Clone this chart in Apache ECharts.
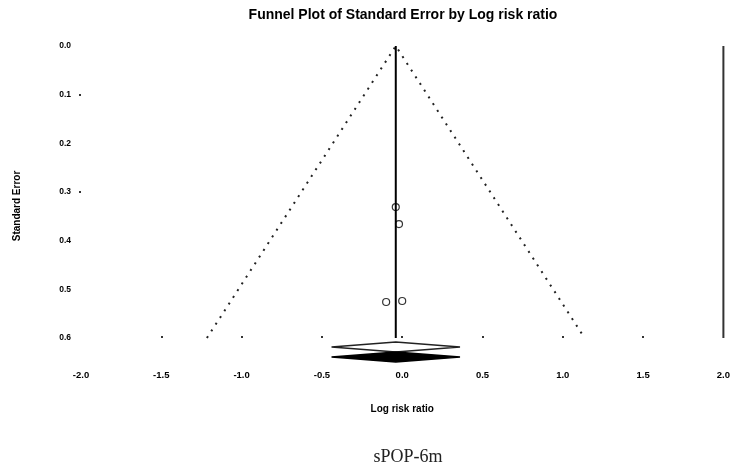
<!DOCTYPE html>
<html>
<head>
<meta charset="utf-8">
<script src="https://cdn.jsdelivr.net/npm/echarts@6/dist/echarts.min.js"></script>
<style>
  html, body { margin: 0; padding: 0; background: #fff; }
  #chart { width: 733px; height: 465px; }
</style>
</head>
<body>
<div id="chart"></div>
<script>
// Individual studies: log risk ratio and its standard error
const studyLogRR = [-0.04, -0.02, -0.10, 0.00];
const studySE = [0.331, 0.366, 0.526, 0.524];

// Pooled estimate: [lower 95% limit, point estimate, upper 95% limit]
const pooledEffect = [-0.44, -0.04, 0.36];

// Axis extents and ticks
const seMax = 0.6;
const xTickValues = [-2.0, -1.5, -1.0, -0.5, 0.0, 0.5, 1.0, 1.5, 2.0];
const xMarkValues = [-1.5, -1.0, -0.5, 0.0, 0.5, 1.0, 1.5];
const yTickValues = [0.0, 0.1, 0.2, 0.3, 0.4, 0.5, 0.6];
const yMarkValues = [0.1, 0.3];
const frameX = 2.0;

const chart = echarts.init(document.getElementById('chart'), null, { renderer: 'canvas' });

const mean = pooledEffect[1];
// 95% pseudo-confidence funnel around the pooled estimate
const funnel = [
  [mean - 1.96 * seMax, seMax],
  [mean, 0],
  [mean + 1.96 * seMax, seMax]
];

const labelFont = size => ({ fontFamily: 'Liberation Sans', fontSize: size, fontWeight: 'bold', color: '#000' });

chart.setOption({
  animation: false,
  backgroundColor: '#fff',
  grid: { left: 81, right: 6, top: 46, bottom: 127 },
  xAxis: {
    type: 'value',
    min: xTickValues[0],
    max: xTickValues[xTickValues.length - 1],
    interval: 0.5,
    axisLine: { show: false, onZero: false },
    splitLine: { show: false },
    axisTick: {
      show: true, inside: true, length: 2,
      customValues: xMarkValues,
      lineStyle: { color: '#333', width: 2 }
    },
    axisLabel: Object.assign({
      margin: 32,
      customValues: xTickValues,
      formatter: v => v.toFixed(1)
    }, labelFont(9.5)),
    name: 'Log risk ratio',
    nameLocation: 'middle',
    nameGap: 66,
    nameTextStyle: labelFont(10)
  },
  yAxis: {
    type: 'value',
    inverse: true,
    min: 0,
    max: seMax,
    interval: 0.1,
    axisLine: { show: false, onZero: false },
    splitLine: { show: false },
    axisTick: {
      show: true, length: 2,
      customValues: yMarkValues,
      lineStyle: { color: '#333', width: 2 }
    },
    axisLabel: Object.assign({
      margin: 10,
      customValues: yTickValues,
      formatter: v => v.toFixed(1)
    }, labelFont(8.5))
  },
  graphic: [
    {
      type: 'text', x: 403, y: 15,
      style: {
        text: 'Funnel Plot of Standard Error by Log risk ratio',
        align: 'center', verticalAlign: 'middle',
        font: 'bold 14px "Liberation Sans"', fill: '#000'
      }
    },
    {
      type: 'text', x: 17, y: 206, rotation: Math.PI / 2,
      style: {
        text: 'Standard Error',
        align: 'center', verticalAlign: 'middle',
        font: 'bold 10px "Liberation Sans"', fill: '#000'
      }
    },
    {
      type: 'text', x: 408, y: 457,
      style: {
        text: 'sPOP-6m',
        align: 'center', verticalAlign: 'middle',
        font: '18px "Liberation Serif"', fill: '#222'
      }
    }
  ],
  series: [
    {
      name: 'funnel',
      type: 'line',
      data: funnel,
      symbol: 'none',
      silent: true,
      lineStyle: { color: '#222', width: 2, type: [2, 6] }
    },
    {
      name: 'pooled',
      type: 'line',
      data: [[mean, 0], [mean, seMax]],
      symbol: 'none',
      silent: true,
      lineStyle: { color: '#000', width: 2 }
    },
    {
      name: 'frame',
      type: 'line',
      data: [[frameX, 0], [frameX, seMax]],
      symbol: 'none',
      silent: true,
      lineStyle: { color: '#333', width: 2 }
    },
    {
      name: 'studies',
      type: 'scatter',
      data: studyLogRR.map((x, i) => [x, studySE[i]]),
      symbol: 'circle',
      symbolSize: 7,
      itemStyle: { color: 'rgba(0,0,0,0)', borderColor: '#000', borderWidth: 1.2 }
    },
    {
      name: 'summary',
      type: 'custom',
      clip: false,
      data: [pooledEffect],
      renderItem: function (params, api) {
        const lo = api.coord([api.value(0), seMax]);
        const mid = api.coord([api.value(1), seMax]);
        const hi = api.coord([api.value(2), seMax]);
        const base = mid[1];
        const diamond = (cy, h) => [
          [lo[0], cy], [mid[0], cy - h], [hi[0], cy], [mid[0], cy + h]
        ];
        return {
          type: 'group',
          children: [
            {
              type: 'polygon',
              shape: { points: diamond(base + 9, 5) },
              style: { fill: 'none', stroke: '#222', lineWidth: 1.5 }
            },
            {
              type: 'polygon',
              shape: { points: diamond(base + 19, 5) },
              style: { fill: '#000', stroke: '#000', lineWidth: 1.5 }
            }
          ]
        };
      }
    }
  ]
});
</script>
</body>
</html>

######

__Work to be completed__:
Set the data above down again exactly as given, with no pictures.

__Result of the task__:
Clone this chart in Apache ECharts.
<!DOCTYPE html>
<html>
<head>
<meta charset="utf-8">
<script src="https://cdn.jsdelivr.net/npm/echarts@6/dist/echarts.min.js"></script>
<style>
  html, body { margin: 0; padding: 0; background: #fff; }
  #chart { width: 733px; height: 465px; }
</style>
</head>
<body>
<div id="chart"></div>
<script>
// Individual studies: log risk ratio and its standard error
const studyLogRR = [-0.04, -0.02, -0.10, 0.00];
const studySE = [0.331, 0.366, 0.526, 0.524];

// Pooled estimate: [lower 95% limit, point estimate, upper 95% limit]
const pooledEffect = [-0.44, -0.04, 0.36];

// Axis extents and ticks
const seMax = 0.6;
const xTickValues = [-2.0, -1.5, -1.0, -0.5, 0.0, 0.5, 1.0, 1.5, 2.0];
const xMarkValues = [-1.5, -1.0, -0.5, 0.0, 0.5, 1.0, 1.5];
const yTickValues = [0.0, 0.1, 0.2, 0.3, 0.4, 0.5, 0.6];
const yMarkValues = [0.1, 0.3];
const frameX = 2.0;

const chart = echarts.init(document.getElementById('chart'), null, { renderer: 'canvas' });

const mean = pooledEffect[1];
// 95% pseudo-confidence funnel around the pooled estimate
const funnel = [
  [mean - 1.96 * seMax, seMax],
  [mean, 0],
  [mean + 1.96 * seMax, seMax]
];

const labelFont = size => ({ fontFamily: 'Liberation Sans', fontSize: size, fontWeight: 'bold', color: '#000' });

chart.setOption({
  animation: false,
  backgroundColor: '#fff',
  grid: { left: 81, right: 6, top: 46, bottom: 127 },
  xAxis: {
    type: 'value',
    min: xTickValues[0],
    max: xTickValues[xTickValues.length - 1],
    interval: 0.5,
    axisLine: { show: false, onZero: false },
    splitLine: { show: false },
    axisTick: {
      show: true, inside: true, length: 2,
      customValues: xMarkValues,
      lineStyle: { color: '#333', width: 2 }
    },
    axisLabel: Object.assign({
      margin: 32,
      customValues: xTickValues,
      formatter: v => v.toFixed(1)
    }, labelFont(9.5)),
    name: 'Log risk ratio',
    nameLocation: 'middle',
    nameGap: 66,
    nameTextStyle: labelFont(10)
  },
  yAxis: {
    type: 'value',
    inverse: true,
    min: 0,
    max: seMax,
    interval: 0.1,
    axisLine: { show: false, onZero: false },
    splitLine: { show: false },
    axisTick: {
      show: true, length: 2,
      customValues: yMarkValues,
      lineStyle: { color: '#333', width: 2 }
    },
    axisLabel: Object.assign({
      margin: 10,
      customValues: yTickValues,
      formatter: v => v.toFixed(1)
    }, labelFont(8.5))
  },
  graphic: [
    {
      type: 'text', x: 403, y: 15,
      style: {
        text: 'Funnel Plot of Standard Error by Log risk ratio',
        align: 'center', verticalAlign: 'middle',
        font: 'bold 14px "Liberation Sans"', fill: '#000'
      }
    },
    {
      type: 'text', x: 17, y: 206, rotation: Math.PI / 2,
      style: {
        text: 'Standard Error',
        align: 'center', verticalAlign: 'middle',
        font: 'bold 10px "Liberation Sans"', fill: '#000'
      }
    },
    {
      type: 'text', x: 408, y: 457,
      style: {
        text: 'sPOP-6m',
        align: 'center', verticalAlign: 'middle',
        font: '18px "Liberation Serif"', fill: '#222'
      }
    }
  ],
  series: [
    {
      name: 'funnel',
      type: 'line',
      data: funnel,
      symbol: 'none',
      silent: true,
      lineStyle: { color: '#222', width: 2, type: [2, 6] }
    },
    {
      name: 'pooled',
      type: 'line',
      data: [[mean, 0], [mean, seMax]],
      symbol: 'none',
      silent: true,
      lineStyle: { color: '#000', width: 2 }
    },
    {
      name: 'frame',
      type: 'line',
      data: [[frameX, 0], [frameX, seMax]],
      symbol: 'none',
      silent: true,
      lineStyle: { color: '#333', width: 2 }
    },
    {
      name: 'studies',
      type: 'scatter',
      data: studyLogRR.map((x, i) => [x, studySE[i]]),
      symbol: 'circle',
      symbolSize: 7,
      itemStyle: { color: 'rgba(0,0,0,0)', borderColor: '#000', borderWidth: 1.2 }
    },
    {
      name: 'summary',
      type: 'custom',
      clip: false,
      data: [pooledEffect],
      renderItem: function (params, api) {
        const lo = api.coord([api.value(0), seMax]);
        const mid = api.coord([api.value(1), seMax]);
        const hi = api.coord([api.value(2), seMax]);
        const base = mid[1];
        const diamond = (cy, h) => [
          [lo[0], cy], [mid[0], cy - h], [hi[0], cy], [mid[0], cy + h]
        ];
        return {
          type: 'group',
          children: [
            {
              type: 'polygon',
              shape: { points: diamond(base + 9, 5) },
              style: { fill: 'none', stroke: '#222', lineWidth: 1.5 }
            },
            {
              type: 'polygon',
              shape: { points: diamond(base + 19, 5) },
              style: { fill: '#000', stroke: '#000', lineWidth: 1.5 }
            }
          ]
        };
      }
    }
  ]
});
</script>
</body>
</html>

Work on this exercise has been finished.